Italian Roman Catholic Benedictine nun

Ignazia Verzeri (31 July 1801 – 3 March 1852) was an Italian Roman Catholic who became a Benedictine nun and established the Daughters of the Sacred Heart of Jesus. Her dedication to the needs of girls and their education was one of her top priorities. She established orphanages and provided assistance to the old and the ill. She assumed the name of "Teresa Eustochio" after she became a Benedictine.

She was beatified on 27 October 1946 after the recognition of two miracles attributed to her intercession and a third allowed for her canonization on 10 June 2001.

==Life==
Ignazia Verzeri was born in Bergamo in 1801 as the eldest of seven children of Antonio Verzeri and Countess Elena Pedrocca-Grumelli. Her aunt Antonia Grumelli was a Franciscan Poor Clare nun and prophesied that she would enter into religious service: "God has destined you for this state to become the mother of holy children". Her brother was Girolamo Verzeri who would become the Bishop of Brescia on 30 September 1850.

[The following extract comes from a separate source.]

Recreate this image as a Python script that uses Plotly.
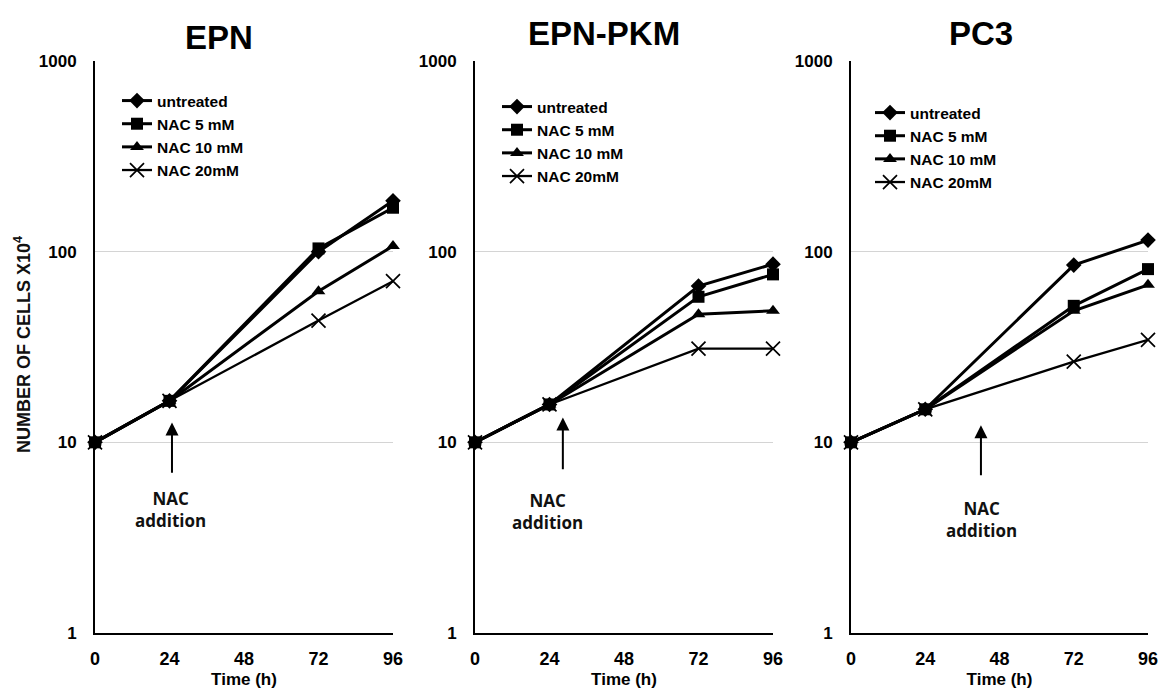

Canon Giuseppe Benaglio, the Vicar General of Bergamo, oversaw her studies; later she studied with the Benedictine nuns of Santa Grata in Bergamo. A devout and intelligent child, Verzeri desired nothing more than to pursue a life of service to God and to discover that her vocation lay in religious life despite originally being apprehensive about what her vocation would entail.

On 8 February 1831, with the assistance of Benaglio, she founded the Daughters of the Sacred Heart of Jesus. She aimed for this new congregation to be a group that would focus on the lives of girls, particularly their education. Benaglio died in 1836, leaving her the task of leading the congregation alone. She worked tirelessly to establish orphanages and provided assistance in many ways to the old and to the sick.

Verzeri died on 3 March 1852 in Brescia.

==Legacy==
Verzeri's congregation continued to flourish after her death and expanded on an international scale to places in Latin America such as Brazil, Argentina and Bolivia. It also expanded to Asia in India and to Africa in Cameroon and the Central African Republic. It also expanded in Europe to places such as Albania.

==Canonization==
The canonization process opened on 23 August 1883 under Pope Leo XIII who granted her the title of Servant of God. Two processes were held both in Bergamo and in Rome. Pope Pius XI approved her life of heroic virtue and granted her the title of Venerable.

Two miracles attributed to her intercession allowed for Pope Pius XII to hold her beatification on 27 October 1946 and a third miracle attributed to her allowed for Pope John Paul II to canonize her on 10 June 2001.